“Hi, this is Bertha. Sister Rose has fallen again and hurt herself. We’re taking some meals over to her. Pray for her.”
“Sure will, Bertha. Thank you for─”
Clink! The phone goes dead.
Of course she’s in a hurry, I say to myself with a chuckle. That’s Bertha for you. She tries to help so many people.
In my mind’s eye, I can readily see her headed down the road in her old blue Nissan truck delivering those meals. On another day, she is taking milk to a poor family. Or she is out in the field helping her husband and son harvest the crops, knowing the first fruits will go to the pastor. She will have it no other way.
At age 91, just a few months ago, Bertha left us to be with the Lord. Pictures showing her love for others are forever stored in an album in my memory. In addition to raising five children and rising above her own heartaches, she was occupied almost every day of her life helping someone in need.
Many of her family members and friends benefited from Bertha’s care. Even individuals she didn’t know well were often blessed by her efforts to help in some way.
“I only have a fourth-grade education,” she would often say.
“That doesn’t matter, Bertha,” I’d reply. “Look at all the good you do.”
Besides her capacity to care, Bertha delighted in making others laugh. Those of us who knew her well always felt happier after being in her presence.
A short time ago, I walked into Children’s Hospital in Knoxville, Tennessee, and noticed these words in large lettering on the right-hand wall: To have made even one person’s life a little better, that is to succeed.
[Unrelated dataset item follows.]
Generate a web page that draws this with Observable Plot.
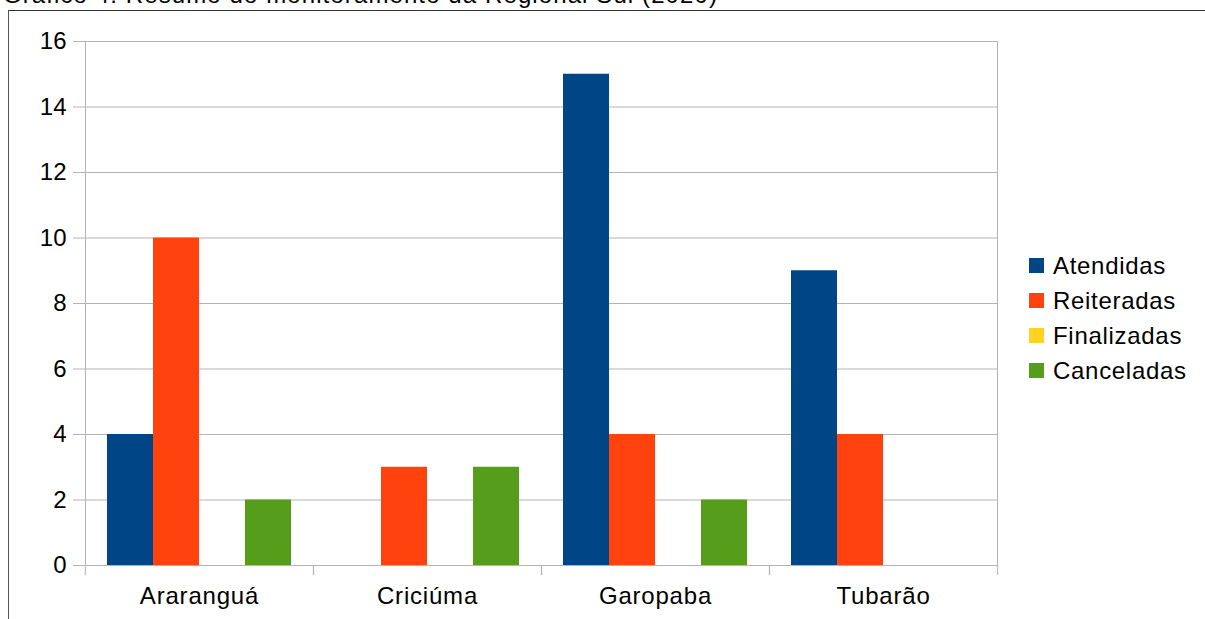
<!DOCTYPE html>
<html>
<head>
<meta charset="utf-8">
<script src="https://cdn.jsdelivr.net/npm/d3@7"></script>
<script src="https://cdn.jsdelivr.net/npm/@observablehq/plot@0.6"></script>
<style>
  body { margin: 0; background: #fff; }
  #wrap { position: relative; width: 1205px; height: 619px; overflow: hidden; font-family: "Liberation Sans", Arial, sans-serif; }
  #title { position: absolute; left: 3px; top: -19px; font-size: 24px; line-height: 27px; letter-spacing: 1.1px; white-space: nowrap; color: #000; }
  #box { position: absolute; left: 8px; top: 10px; width: 1400px; height: 800px; border-left: 1px solid #555; border-top: 1px solid #333; }
  #chart { position: absolute; left: 0; top: 0; }
  #legend { position: absolute; left: 1029px; top: 248px; font-size: 24px; letter-spacing: 0.7px; color: #000; }
  #legend .row { display: flex; align-items: center; height: 35px; }
  #legend .sw { width: 15px; height: 15px; margin-right: 9px; }
</style>
</head>
<body>
<div id="wrap">
  <div id="title">Gráfico 4: Resumo do monitoramento da Regional Sul (2020)</div>
  <div id="box"></div>
  <div id="chart"></div>
  <div id="legend"></div>
</div>
<script>
// Monitoring summary per city, four request statuses
const cities = ["Araranguá", "Criciúma", "Garopaba", "Tubarão"];
const series = ["Atendidas", "Reiteradas", "Finalizadas", "Canceladas"];
const colors = ["#004586", "#ff420e", "#ffd320", "#579d1c"];
const atendidas   = [4, 0, 15, 9];
const reiteradas  = [10, 3, 4, 4];
const finalizadas = [0, 0, 0, 0];
const canceladas  = [2, 3, 2, 0];
const yTicks = [0, 2, 4, 6, 8, 10, 12, 14, 16];

const valuesBySeries = [atendidas, reiteradas, finalizadas, canceladas];
const rows = [];
cities.forEach((c, i) => {
  series.forEach((s, j) => rows.push({cidade: c, serie: s, valor: valuesBySeries[j][i]}));
});

const W = 1205, H = 619;
const mL = 84, mR = 208, mT = 41, mB = 54;
const step = (W - mL - mR) / cities.length;
const grid = "#b3b3b3";

const chart = Plot.plot({
  width: W,
  height: H,
  marginLeft: mL,
  marginRight: mR,
  marginTop: mT,
  marginBottom: mB,
  style: {fontFamily: "Liberation Sans, Arial, sans-serif", fontSize: "24px", color: "#000", background: "transparent"},
  fx: {domain: cities, padding: 0, label: null},
  x: {domain: series, paddingInner: 0, paddingOuter: 0.478, axis: null},
  y: {domain: [0, 16], ticks: yTicks, label: null},
  color: {domain: series, range: colors},
  marks: [
    Plot.gridY(yTicks, {stroke: grid, strokeOpacity: 1, strokeWidth: 1}),
    Plot.frame({anchor: "left", facetAnchor: "left", stroke: grid, strokeWidth: 1}),
    Plot.frame({anchor: "right", facetAnchor: "right", stroke: grid, strokeWidth: 1}),
    Plot.axisY(yTicks, {tickSize: 12, tickPadding: 7, stroke: grid, strokeOpacity: 1, fill: "#000", label: null}),
    Plot.axisFx({anchor: "bottom", tickSize: 10, text: null, stroke: grid, strokeOpacity: 1, dx: step / 2, label: null}),
    Plot.axisFx({anchor: "bottom", tickSize: 10, text: null, stroke: grid, strokeOpacity: 1, dx: -step / 2, label: null}),
    Plot.axisFx({anchor: "bottom", tickSize: 0, tickPadding: 21, fill: "#000", label: null}),
    Plot.barY(rows, {fx: "cidade", x: "serie", y: "valor", fill: "serie", inset: 0})
  ]
});
chart.querySelectorAll("g[aria-label='fx-axis tick label'] text").forEach(t => t.setAttribute("letter-spacing", "0.8"));
document.getElementById("chart").appendChild(chart);

const legend = d3.select("#legend");
series.forEach((s, i) => {
  const r = legend.append("div").attr("class", "row");
  r.append("div").attr("class", "sw").style("background", colors[i]);
  r.append("span").text(s);
});
</script>
</body>
</html>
In my memory’s picture album, just beneath this inspirational quote, I have written Bertha’s name; for at the end of the day, she had succeeded. She had simply loved.
What sacrifices so many people all over the world make in serving others! What love they manifest to show they care!
Not long ago, an elderly missionary named Eddie spoke at our church. We immediately noticed something amazingly visible about him: his whole demeanor radiated love.
As he spoke in a humble, unpresuming manner about the souls who had been won to Christ, I was one of many in the congregation who wept throughout the entire talk. Had he not mentioned a word about the compassion he felt for the people on that foreign field, we would have known it anyway. Love does not hide its face, and it certainly wasn’t hidden in Brother Eddie.
Such love was often displayed while I worked at the Church of God Home for Children in Sevierville, Tennessee. One scene in particular is ingrained in my memory: A strapping 15-year-old boy had just received the devastating news that he could not return home.
The pained expression on his face was more than his housemother, Carolyn, could stand. Someone once said, “The greater your capacity to love, the greater your capacity to feel the pain.” I have no doubt that this housemother felt this young man’s pain. Because he was taller than her, she reached up, put her hand on the back of his head, and gently pulled his head down to her shoulder.
“Go ahead and cry, Chris,” she said. “I will cry with you.”
Together they wept, and together they worked through the sorrow in the following weeks. A couple of years later, when Chris left our program, something was missing. There was no more pain on his face, but only a smile and gratitude that caring houseparents had simply loved him.
I’m reminded also of Clyde and his wife, Annie, who worked at the Home for Children for many years and in many capacities. Every week they tirelessly planned and joined in activities with the children, drove the school bus, managed the laundry room where all the sheets and boys’ jeans were laundered, chaperoned trips, and the list goes on.
In addition, they served as houseparents to several groups of boys. There seemed to be no end to the sacrifices they made, often working extra-long hours.
One day, a small, sad-faced, 5-year-old boy was placed with Clyde and Annie. The child had been badly abused and neglected, therefore creating bad behaviors. At night, sleep would not come─only nightmares. For months, these caring houseparents nurtured this little boy, feeling his deep-seated pain.
Many nights, Annie would lose sleep having to rock the boy to sleep. Eventually, everybody on the campus began to see improvement in the boy’s behavior. The first night he slept without a nightmare, the houseparents were overjoyed. This breakthrough came because two people so loved that they went beyond the norm to help heal a boy from a life of heartache. Today, this boy has grown into a well-adjusted, responsible young man.
Job declared, “I rescued the poor who cried out for help, and the orphan who had no one to assist him; the blessing of the dying man descended on me, and I made the widow’s heart rejoice” (Job 29:12-13 NET). Do not these words befit the selfless missionaries, compassionate houseparents, and servant-hearted “Berthas” of our world? Does it matter that they are ordinary people like you and me? I think not.
At the end of the day, to have loved until you felt another person’s pain, until someone knew how much you cared . . . that’s what really matters.